▶ [BRIEF]:
Starting at the first line of the entries below, restate each line exactly until you reach the line with "</body></html>", and print that one too. Leave the pictures out and stop there.

▶ [GIVEN DATA]:
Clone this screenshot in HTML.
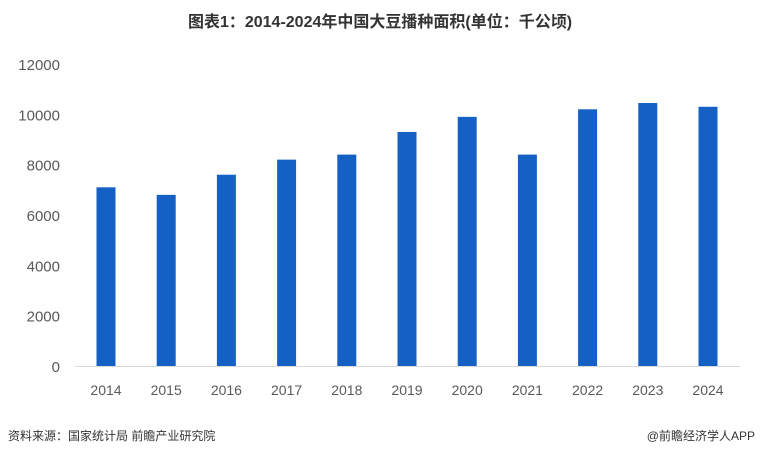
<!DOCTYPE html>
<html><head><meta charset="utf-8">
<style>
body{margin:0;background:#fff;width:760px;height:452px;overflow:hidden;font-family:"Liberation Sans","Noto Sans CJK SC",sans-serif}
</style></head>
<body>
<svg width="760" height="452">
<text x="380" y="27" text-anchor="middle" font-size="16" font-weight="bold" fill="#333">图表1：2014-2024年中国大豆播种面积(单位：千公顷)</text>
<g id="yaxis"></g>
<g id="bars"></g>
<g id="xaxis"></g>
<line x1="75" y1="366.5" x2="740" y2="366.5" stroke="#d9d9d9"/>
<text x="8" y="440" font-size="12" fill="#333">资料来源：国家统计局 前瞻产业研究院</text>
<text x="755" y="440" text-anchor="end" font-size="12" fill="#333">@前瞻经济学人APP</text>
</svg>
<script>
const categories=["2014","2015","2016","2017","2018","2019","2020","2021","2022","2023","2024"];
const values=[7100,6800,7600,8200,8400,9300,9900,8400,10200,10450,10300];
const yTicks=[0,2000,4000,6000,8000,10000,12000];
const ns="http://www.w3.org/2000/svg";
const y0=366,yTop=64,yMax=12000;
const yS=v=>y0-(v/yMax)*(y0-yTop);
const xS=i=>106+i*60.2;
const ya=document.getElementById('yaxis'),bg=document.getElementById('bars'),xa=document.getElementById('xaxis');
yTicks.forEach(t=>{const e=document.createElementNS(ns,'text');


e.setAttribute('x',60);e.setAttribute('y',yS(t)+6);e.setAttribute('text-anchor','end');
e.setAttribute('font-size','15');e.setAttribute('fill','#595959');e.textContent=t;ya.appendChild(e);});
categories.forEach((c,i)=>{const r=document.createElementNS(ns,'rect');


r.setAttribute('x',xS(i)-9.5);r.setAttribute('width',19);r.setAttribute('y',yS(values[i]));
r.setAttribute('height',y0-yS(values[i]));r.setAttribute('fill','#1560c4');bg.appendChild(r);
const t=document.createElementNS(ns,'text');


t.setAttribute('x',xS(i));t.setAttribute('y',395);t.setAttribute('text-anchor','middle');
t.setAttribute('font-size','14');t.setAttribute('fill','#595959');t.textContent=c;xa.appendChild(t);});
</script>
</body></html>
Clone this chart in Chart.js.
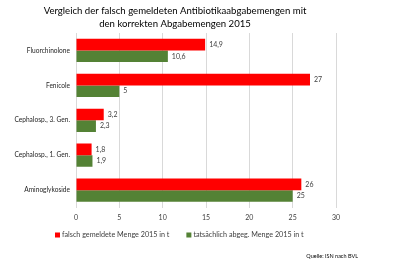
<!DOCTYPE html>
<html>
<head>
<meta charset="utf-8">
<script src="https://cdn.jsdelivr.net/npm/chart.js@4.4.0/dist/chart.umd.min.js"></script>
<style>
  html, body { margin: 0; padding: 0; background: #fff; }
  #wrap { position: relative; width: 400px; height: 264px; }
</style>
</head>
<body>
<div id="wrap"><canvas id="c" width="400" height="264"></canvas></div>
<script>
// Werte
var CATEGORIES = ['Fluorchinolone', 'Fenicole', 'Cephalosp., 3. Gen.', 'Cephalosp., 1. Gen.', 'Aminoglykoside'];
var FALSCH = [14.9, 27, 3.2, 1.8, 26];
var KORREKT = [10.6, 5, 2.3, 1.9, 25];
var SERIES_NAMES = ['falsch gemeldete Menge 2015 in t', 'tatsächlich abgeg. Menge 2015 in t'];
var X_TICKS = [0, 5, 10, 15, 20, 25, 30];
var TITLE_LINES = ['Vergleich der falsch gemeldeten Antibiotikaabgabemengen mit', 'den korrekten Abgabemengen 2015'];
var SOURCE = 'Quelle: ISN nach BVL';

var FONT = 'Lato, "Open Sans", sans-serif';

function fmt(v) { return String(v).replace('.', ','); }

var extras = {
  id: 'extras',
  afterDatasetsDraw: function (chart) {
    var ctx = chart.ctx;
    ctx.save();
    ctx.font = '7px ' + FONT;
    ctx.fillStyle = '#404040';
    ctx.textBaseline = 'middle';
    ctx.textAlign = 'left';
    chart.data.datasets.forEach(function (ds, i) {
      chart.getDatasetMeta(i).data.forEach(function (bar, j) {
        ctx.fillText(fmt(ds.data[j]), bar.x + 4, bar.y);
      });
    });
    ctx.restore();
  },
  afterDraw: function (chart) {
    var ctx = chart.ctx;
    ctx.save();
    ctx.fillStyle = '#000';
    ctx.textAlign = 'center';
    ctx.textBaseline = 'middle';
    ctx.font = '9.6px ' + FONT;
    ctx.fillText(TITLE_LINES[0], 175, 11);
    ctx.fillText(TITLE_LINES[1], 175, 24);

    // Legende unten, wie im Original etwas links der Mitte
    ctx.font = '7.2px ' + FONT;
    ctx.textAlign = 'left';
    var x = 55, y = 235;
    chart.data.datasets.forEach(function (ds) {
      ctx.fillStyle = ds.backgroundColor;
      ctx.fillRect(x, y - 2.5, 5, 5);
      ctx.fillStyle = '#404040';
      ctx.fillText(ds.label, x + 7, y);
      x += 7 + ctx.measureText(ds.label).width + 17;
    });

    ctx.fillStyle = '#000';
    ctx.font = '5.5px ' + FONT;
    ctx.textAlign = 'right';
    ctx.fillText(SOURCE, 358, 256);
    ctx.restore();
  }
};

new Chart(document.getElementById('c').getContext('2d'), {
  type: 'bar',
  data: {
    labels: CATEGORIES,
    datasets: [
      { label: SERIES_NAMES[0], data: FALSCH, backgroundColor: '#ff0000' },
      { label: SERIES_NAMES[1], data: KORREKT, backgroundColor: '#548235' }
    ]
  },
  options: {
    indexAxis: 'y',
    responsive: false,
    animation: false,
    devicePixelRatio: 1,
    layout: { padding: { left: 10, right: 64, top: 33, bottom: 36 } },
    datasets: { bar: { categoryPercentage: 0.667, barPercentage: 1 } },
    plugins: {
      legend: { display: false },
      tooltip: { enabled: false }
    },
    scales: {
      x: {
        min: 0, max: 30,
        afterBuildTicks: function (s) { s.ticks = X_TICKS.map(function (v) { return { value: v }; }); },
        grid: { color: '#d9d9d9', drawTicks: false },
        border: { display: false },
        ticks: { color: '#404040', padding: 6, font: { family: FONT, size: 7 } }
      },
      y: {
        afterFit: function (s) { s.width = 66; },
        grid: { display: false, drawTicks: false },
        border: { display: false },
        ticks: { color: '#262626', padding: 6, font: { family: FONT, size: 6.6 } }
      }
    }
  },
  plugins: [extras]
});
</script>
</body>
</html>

▶ [ANSWER]:
Clone this screenshot in HTML.
<!DOCTYPE html>
<html><head><meta charset="utf-8">
<style>
body{margin:0;background:#fff;width:760px;height:452px;overflow:hidden;font-family:"Liberation Sans","Noto Sans CJK SC",sans-serif}
</style></head>
<body>
<svg width="760" height="452">
<text x="380" y="27" text-anchor="middle" font-size="16" font-weight="bold" fill="#333">图表1：2014-2024年中国大豆播种面积(单位：千公顷)</text>
<g id="yaxis"></g>
<g id="bars"></g>
<g id="xaxis"></g>
<line x1="75" y1="366.5" x2="740" y2="366.5" stroke="#d9d9d9"/>
<text x="8" y="440" font-size="12" fill="#333">资料来源：国家统计局 前瞻产业研究院</text>
<text x="755" y="440" text-anchor="end" font-size="12" fill="#333">@前瞻经济学人APP</text>
</svg>
<script>
const categories=["2014","2015","2016","2017","2018","2019","2020","2021","2022","2023","2024"];
const values=[7100,6800,7600,8200,8400,9300,9900,8400,10200,10450,10300];
const yTicks=[0,2000,4000,6000,8000,10000,12000];
const ns="http://www.w3.org/2000/svg";
const y0=366,yTop=64,yMax=12000;
const yS=v=>y0-(v/yMax)*(y0-yTop);
const xS=i=>106+i*60.2;
const ya=document.getElementById('yaxis'),bg=document.getElementById('bars'),xa=document.getElementById('xaxis');
yTicks.forEach(t=>{const e=document.createElementNS(ns,'text');


e.setAttribute('x',60);e.setAttribute('y',yS(t)+6);e.setAttribute('text-anchor','end');
e.setAttribute('font-size','15');e.setAttribute('fill','#595959');e.textContent=t;ya.appendChild(e);});
categories.forEach((c,i)=>{const r=document.createElementNS(ns,'rect');


r.setAttribute('x',xS(i)-9.5);r.setAttribute('width',19);r.setAttribute('y',yS(values[i]));
r.setAttribute('height',y0-yS(values[i]));r.setAttribute('fill','#1560c4');bg.appendChild(r);
const t=document.createElementNS(ns,'text');


t.setAttribute('x',xS(i));t.setAttribute('y',395);t.setAttribute('text-anchor','middle');
t.setAttribute('font-size','14');t.setAttribute('fill','#595959');t.textContent=c;xa.appendChild(t);});
</script>
</body></html>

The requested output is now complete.